New technologies such as CRISPR, high-throughput screening and organs-on-a-chip have radically changed research capabilities in the past decade. However, lab management software, such as Electronic Lab Notebooks (ELNs) or Manufacturing Execution System (MES) software, has failed to keep up. The way scientists capture and manage data hasn’t much changed since last century, with many researchers still preferring paper lab books over static ELN interfaces.
We recently brought together a panel of industry experts to discuss the top lab informatics trends we are likely to see over the next decade. One of the biggest trends discussed was bringing the power of voice into research labs.A Common Problem in Research Labs
Most researchers have no way to capture or access information while running their experiments. They are constantly moving back and forth between their office and bench to look up information like buffer concentrations. In this sort of environment, it is very easy to lose data and information. Lost data has significantly contributed to the reproducibility crisis, lowering research efficiency and increasing the cost of drug development.
The Voice-Powered Digital Solution
Research scientists work in a mobile environment – they must move around to perform experiments. Voice-powered digital lab assistants can in relation to lab informatics, solve researchers’ data access problems by providing mobile, hands-free data management solutions.
“Life science instruments output data in many different formats. What about connecting those instruments by digital technology so scientists at the bench can see what is happening in the lab? The system could present entire workflows with a single voice command. Or scientists could tell the system where and how to process data.”

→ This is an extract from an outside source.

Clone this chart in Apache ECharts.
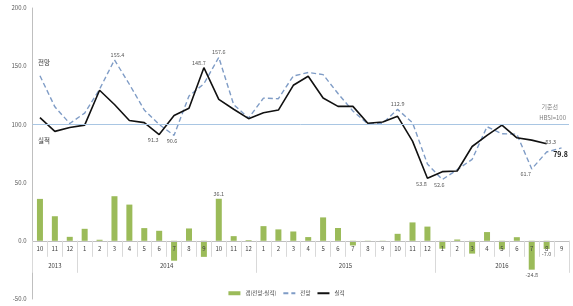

Oscar Kox, CEO and Founder, iVention
Before launching LabTwin’s voice-activated digital lab assistant, we visited hundreds of labs and listened to how scientists and managers wanted to capture results and access information from anywhere in the lab. We experimented with many different technologies including a digital pen but what we realised was that voice-to-text technologies—like Alexa or Siri—could be really useful to connect scientists with data at the point of experimentation.
With LabTwin, scientists can focus 100% on running an experiment, for example using a microscope or working under a hood, and simply start talking to capture their results or access information in real time. Our digital lab assistant also helps set up timers or reminders and create order lists without interrupting experiments. Even more importantly, LabTwin can integrate with legacy software to offer clients personalized, private, secure assistance such as interactive protocols and smart, scientifically valid recommendations.
“Day-to-day lab work has changed dramatically over the last 10 years. Especially the quantity, diversity and velocity of data generation. The one missing piece is the tools to manage data, handle protocols and collaborate. We need new tools like LabTwin to bring together unstructured data, metadata surrounding protocols and the structured data produced in the lab.”
Alok Tayi, VP, Life Sciences, Egnyte; Founder @Biotech2050
Getting Smarter All the Time with Lab Informatics
Each scientist has different workflows and domain expertise. Unlike ELNs, machine learning tools like LabTwin can learn at the level of the individual scientist. So the more a scientist uses LabTwin, the more customized the digital assistant becomes, learning the scientist’s specific vocabulary and workflows. By working together, LabTwin gets smarter and more personalized over time, and therefore, better able to support a scientist’s data management needs.
Voice-powered digital lab assistants are ready to streamline lab data management in real time. In contrast to ELNs, agile digital assistants can connect lab equipment, integrate with legacy software and harmonize data to help scientists build the Smart Lab of the Future.